I usually ignore the Version Information, and browse down to the RG Addresses. Before I double click, I predict will the SMTP address be the wildcard ‘*’, or will it be a filter?
Next, I make a quick check of the RG (Routing Group) Members, and confirm that each Exchange server can see their RGM (Routing Group Master). I think of the RGM like a sponge absorbing information about link states. It seems to me, that the RGM’s mission in life is to discover about as many other Exchange servers as possible, then communicate this link state to other members of its Routing Group.

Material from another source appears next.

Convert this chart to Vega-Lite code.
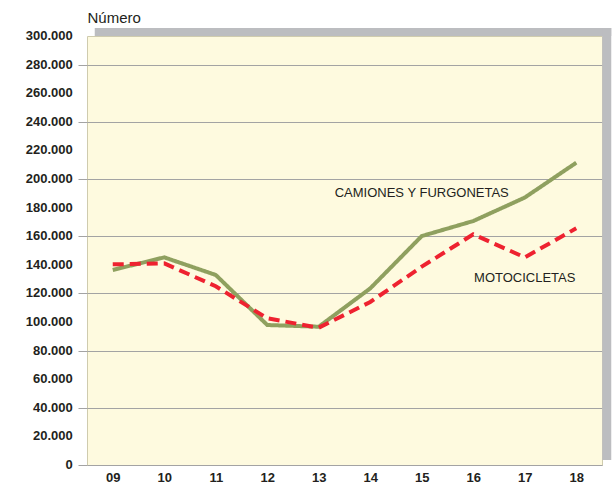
{
  "$schema": "https://vega.github.io/schema/vega-lite/v6.json",
  "width": 515,
  "height": 429,
  "autosize": {"type": "none"},
  "padding": {"left": 87, "top": 36, "right": 10, "bottom": 28},
  "background": "#ffffff",
  "config": {
    "view": {"fill": "#FEFADF", "stroke": "#CFCBAE", "strokeWidth": 1},
    "font": "Liberation Sans"
  },
  "datasets": {
    "series": [
      {"year": "09", "serie": "CAMIONES Y FURGONETAS", "valor": 136400},
      {"year": "10", "serie": "CAMIONES Y FURGONETAS", "valor": 145200},
      {"year": "11", "serie": "CAMIONES Y FURGONETAS", "valor": 132900},
      {"year": "12", "serie": "CAMIONES Y FURGONETAS", "valor": 97900},
      {"year": "13", "serie": "CAMIONES Y FURGONETAS", "valor": 96700},
      {"year": "14", "serie": "CAMIONES Y FURGONETAS", "valor": 123500},
      {"year": "15", "serie": "CAMIONES Y FURGONETAS", "valor": 160100},
      {"year": "16", "serie": "CAMIONES Y FURGONETAS", "valor": 170600},
      {"year": "17", "serie": "CAMIONES Y FURGONETAS", "valor": 187000},
      {"year": "18", "serie": "CAMIONES Y FURGONETAS", "valor": 211400},
      {"year": "09", "serie": "MOTOCICLETAS", "valor": 140300},
      {"year": "10", "serie": "MOTOCICLETAS", "valor": 141000},
      {"year": "11", "serie": "MOTOCICLETAS", "valor": 125000},
      {"year": "12", "serie": "MOTOCICLETAS", "valor": 102600},
      {"year": "13", "serie": "MOTOCICLETAS", "valor": 96000},
      {"year": "14", "serie": "MOTOCICLETAS", "valor": 114000},
      {"year": "15", "serie": "MOTOCICLETAS", "valor": 138700},
      {"year": "16", "serie": "MOTOCICLETAS", "valor": 161300},
      {"year": "17", "serie": "MOTOCICLETAS", "valor": 145200},
      {"year": "18", "serie": "MOTOCICLETAS", "valor": 165500}
    ],
    "labels": [
      {"year": "15", "valor": 190200, "texto": "CAMIONES Y FURGONETAS"},
      {"year": "17", "valor": 130800, "texto": "MOTOCICLETAS"}
    ],
    "ticks": [
      {"valor": 0, "texto": "0"},
      {"valor": 20000, "texto": "20.000"},
      {"valor": 40000, "texto": "40.000"},
      {"valor": 60000, "texto": "60.000"},
      {"valor": 80000, "texto": "80.000"},
      {"valor": 100000, "texto": "100.000"},
      {"valor": 120000, "texto": "120.000"},
      {"valor": 140000, "texto": "140.000"},
      {"valor": 160000, "texto": "160.000"},
      {"valor": 180000, "texto": "180.000"},
      {"valor": 200000, "texto": "200.000"},
      {"valor": 220000, "texto": "220.000"},
      {"valor": 240000, "texto": "240.000"},
      {"valor": 260000, "texto": "260.000"},
      {"valor": 280000, "texto": "280.000"},
      {"valor": 300000, "texto": "300.000"}
    ]
  },
  "layer": [
    {
      "data": {"name": "series"},
      "mark": {"type": "line", "strokeWidth": 4, "strokeJoin": "miter", "strokeCap": "butt"},
      "encoding": {
        "x": {
          "field": "year", "type": "ordinal",
          "scale": {"type": "point", "padding": 0.5},
          "axis": {
            "title": null, "labelAngle": 0, "ticks": false, "domain": false, "grid": false,
            "labelFont": "Liberation Sans", "labelFontSize": 13, "labelFontWeight": "bold",
            "labelColor": "#231F20", "labelPadding": 6
          }
        },
        "y": {
          "field": "valor", "type": "quantitative",
          "scale": {"domain": [0, 300000], "nice": false},
          "axis": {
            "values": [0, 20000, 40000, 60000, 80000, 100000, 120000, 140000, 160000, 180000, 200000, 220000, 240000, 260000, 280000, 300000],
            "labels": false,
            "domain": false,
            "grid": true, "gridColor": "#A3A3A3", "gridWidth": 1,
            "ticks": true, "tickSize": 9, "tickColor": "#A3A3A3", "tickWidth": 1,
            "title": "Número", "titleAngle": 0, "titleAlign": "left", "titleBaseline": "alphabetic",
            "titleX": 0, "titleY": -14, "titleFont": "Liberation Sans", "titleFontSize": 15,
            "titleFontWeight": "normal", "titleColor": "#231F20"
          }
        },
        "color": {
          "field": "serie", "type": "nominal",
          "scale": {"domain": ["CAMIONES Y FURGONETAS", "MOTOCICLETAS"], "range": ["#8FA05F", "#EE2230"]},
          "legend": null
        },
        "strokeDash": {
          "field": "serie", "type": "nominal",
          "scale": {"domain": ["CAMIONES Y FURGONETAS", "MOTOCICLETAS"], "range": [[1, 0], [11, 6]]},
          "legend": null
        },
        "order": {"field": "serie", "sort": "ascending"}
      }
    },
    {
      "data": {"values": [{}]},
      "mark": {"type": "rect", "fill": "#BCBDC0", "xOffset": -18, "x2Offset": 35, "yOffset": -8, "y2Offset": 0},
      "encoding": {
        "x": {"datum": "09"},
        "x2": {"datum": "18"},
        "y": {"datum": 300000},
        "y2": {"datum": 300000}
      }
    },
    {
      "data": {"values": [{}]},
      "mark": {"type": "rect", "fill": "#BCBDC0", "xOffset": 26, "x2Offset": 35, "yOffset": -8, "y2Offset": -5},
      "encoding": {
        "x": {"datum": "18"},
        "x2": {"datum": "18"},
        "y": {"datum": 300000},
        "y2": {"datum": 0}
      }
    },
    {
      "data": {"name": "ticks"},
      "mark": {"type": "text", "font": "Liberation Sans", "fontSize": 13, "fontWeight": "bold", "color": "#231F20", "align": "right", "baseline": "middle", "xOffset": -40},
      "encoding": {
        "x": {"datum": "09"},
        "y": {"field": "valor", "type": "quantitative"},
        "text": {"field": "texto"}
      }
    },
    {
      "data": {"name": "labels"},
      "mark": {"type": "text", "font": "Liberation Sans", "fontSize": 13, "color": "#231F20", "align": "center", "baseline": "middle"},
      "encoding": {
        "x": {"field": "year", "type": "ordinal"},
        "y": {"field": "valor", "type": "quantitative"},
        "text": {"field": "texto"}
      }
    }
  ]
}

What I am particularly interested in is scrolling down to the Connectors and discovering if there are any unexpected restrictions. At this point your eyes are drawn to the Status, is there good news and you see link State UP? Or do you see State Down: and so begin troubleshooting. A quick refresh can do no harm, and may magically cure the problem, but more likely you will need to visit the Application Log to look for more clues.
Address Space Pane
When my friend ‘Mad Mick’ opens WinRoute, he always looks in the middle pane first. Mick says he prefers to start with summary information, and then switch to the top window for detail. As with most of this type of Microsoft interface, you can sort on the headings, for example double click the heading Cost or Address Space.
RAW Data Pane
I prefer to let Exchange 2003 read this information and then give me a summary in the two panes above. While the data in this bottom pane is fascinating, it has never actually helped me to solve an Exchange Routing problem.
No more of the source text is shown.